Dec 1, 2015 6:52 PM
CONCORD - An effort is underway to address a home-based pediatric nursing shortage that's straining New Hampshire families.
Nursing agencies tell NH1 News there's an increase in job openings because nursing jobs in hospitals have higher pay rates and steady hours, while home-based care requires Medicaid reimbursement that hasn't increased in several budget cycles.
The burden of the shortage is falling on families, who have been guaranteed hours of in-home nursing care but are struggling to find qualified nurses to fill those hours.
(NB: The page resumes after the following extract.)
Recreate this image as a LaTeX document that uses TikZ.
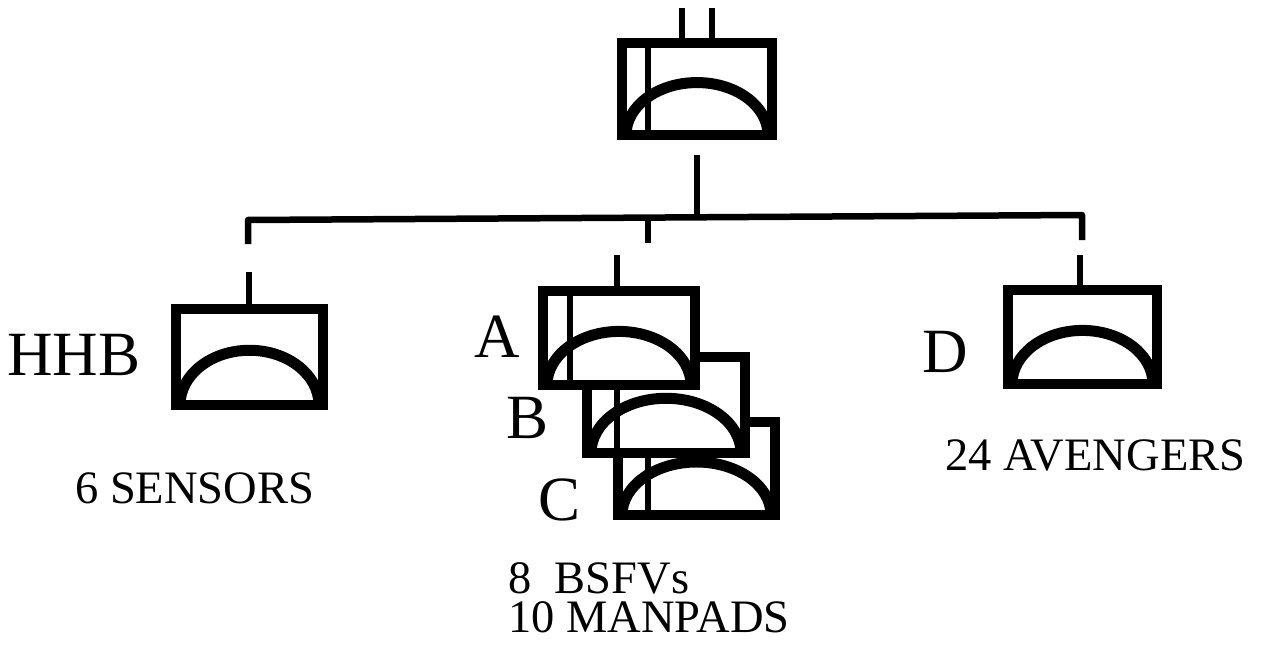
\documentclass[tikz,border=0pt]{standalone}
\usepackage{fontspec}
\setmainfont{Liberation Serif}
\tikzset{
  unitbox/.style n args={2}{draw, line width=10pt, fill=white, inner sep=0pt,
    minimum width=#1, minimum height=#2,
    path picture={\draw[line width=11pt] (path picture bounding box.south)
      ellipse[x radius=#1/2-4pt, y radius=0.57*#2];}},
  linedbox/.style n args={3}{unitbox={#1}{#2},
    path picture={
      \draw[line width=6pt] ([xshift=#3]path picture bounding box.north west)
        -- ([xshift=#3]path picture bounding box.south west);
      \draw[line width=11pt] (path picture bounding box.south)
        ellipse[x radius=#1/2-4pt, y radius=0.57*#2];}},
  wire/.style={line width=6.5pt, line join=round},
  lead/.style={line width=5.5pt},
  letter/.style={inner sep=0pt, anchor=base west, font=\fontsize{63pt}{63pt}\selectfont},
  count/.style={inner sep=0pt, anchor=base west, font=\fontsize{46.5pt}{39pt}\selectfont}
}
\begin{document}
\begin{tikzpicture}[x=1pt, y=-1pt]
  \useasboundingbox (0,0) rectangle (1265,666);

  % headquarters unit
  \node[linedbox={150pt}{92pt}{26pt}] (top) at (697,89) {};
  \coordinate (leadL) at (682,8);
  \coordinate (leadR) at (712,8);
  \draw[lead] (leadL) -- (leadL |- top.north);
  \draw[lead] (leadR) -- (leadR |- top.north);

  % distribution bus
  \coordinate (stemtop) at (697,155);
  \coordinate (busM) at (697,218);
  \coordinate (busL) at (248,220);
  \coordinate (busR) at (1082,215);
  \coordinate (dropL) at (248,244);
  \coordinate (dropR) at (1082,240);
  \coordinate (midtop) at (648,218);
  \coordinate (dropM) at (648,243);
  \draw[wire] (stemtop) -- (busM);
  \draw[wire] (dropL) -- (busL) -- (busR) -- (dropR);
  \draw[wire] (midtop) -- (dropM);

  % subordinate units
  \node[unitbox={147pt}{96pt}] (hhb) at (249.5,357) {};
  \node[unitbox={149pt}{94pt}] (unitD) at (1082.5,337) {};
  \node[linedbox={157pt}{93pt}{30pt}] (unitC) at (696.5,468.5) {};
  \node[linedbox={158pt}{96pt}{30pt}] (unitB) at (666,405) {};
  \node[linedbox={152pt}{94pt}{27pt}] (unitA) at (619,338) {};

  % stubs above the units
  \coordinate (hhbtip) at (249,272);
  \coordinate (Atip) at (617,255);
  \coordinate (Dtip) at (1080,255);
  \draw[wire] (hhbtip) -- (hhbtip |- hhb.north);
  \draw[wire] (Atip) -- (Atip |- unitA.north);
  \draw[wire] (Dtip) -- (Dtip |- unitD.north);

  % labels
  \node[letter] (lblHHB) at (7,375) {HHB};
  \node[letter] (lblA) at (474,357) {A};
  \node[letter] (lblB) at (506,438) {B};
  \node[letter] (lblC) at (538,520) {C};
  \node[letter] (lblD) at (922,372) {D};
  \node[count] (cntHHB) at (75,503) {6 SENSORS};
  \node[count] (cntD) at (945,470) {24 AVENGERS};
  \node[count] (cntBSFV) at (508,593) {8\ \ BSFVs};
  \node[count] (cntMAN) at (508,632) {10 MANPADS};
\end{tikzpicture}
\end{document}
Heather Donnell, of Rochester, is a mother of a a young boy who has several health challenges and recently underwent a tracheotomy.
Donnell has had to quit her career to become a full-time caregiver for her son. She's taught herself how to perform life saving measures and said it's 'normal' for her to revive him after he loses oxygen and turns blue. Lucas has been approved under Medicaid for 80 hours of home care.
"We have not had nursing for 18 weeks; we've had nothing covered," Donnell said.
Audrey Gerkin's daughter Lexi also needs 24-hour-a-day care.
"We're approved for 60 hours right now and we're receiving zero hours of services," Gerkin said.
Gerkin is from from Rochester and said without outside assistance, she's struggling to care for the family as a whole. The Donnells and Gerkins are considering placing their children in residential care in Keene, the nearest appropriate facility which would be about a two hour drive each way.
Both families are hoping a proposed bill that will be discussed at an upcoming Governor's Commission meeting will highlight the need for a solution.
The bill, sponsored by Sen. Minority Leader Jeff Woodburn, would launch a study into the problem.
"We don't want them in hospitals for extended stays," Woodburn said. "We think it's most important to understand that every kid just wants to fit in and be a kid and in the home environment is much better than any other type of environment."
According to the Department of Health and Human services, Medicaid reimbursement for in-home nurses has not seen an increase in six to seven years.
"Rates are established in the budget, which is set by the Legislature. Since the recession, the need for services in the State has significantly increased, further straining the budget," said HHS Director of Communications Jake Leon.
The Governor's Commission Meeting will take place in Concord Thursday December 10th from 1-4 p.m.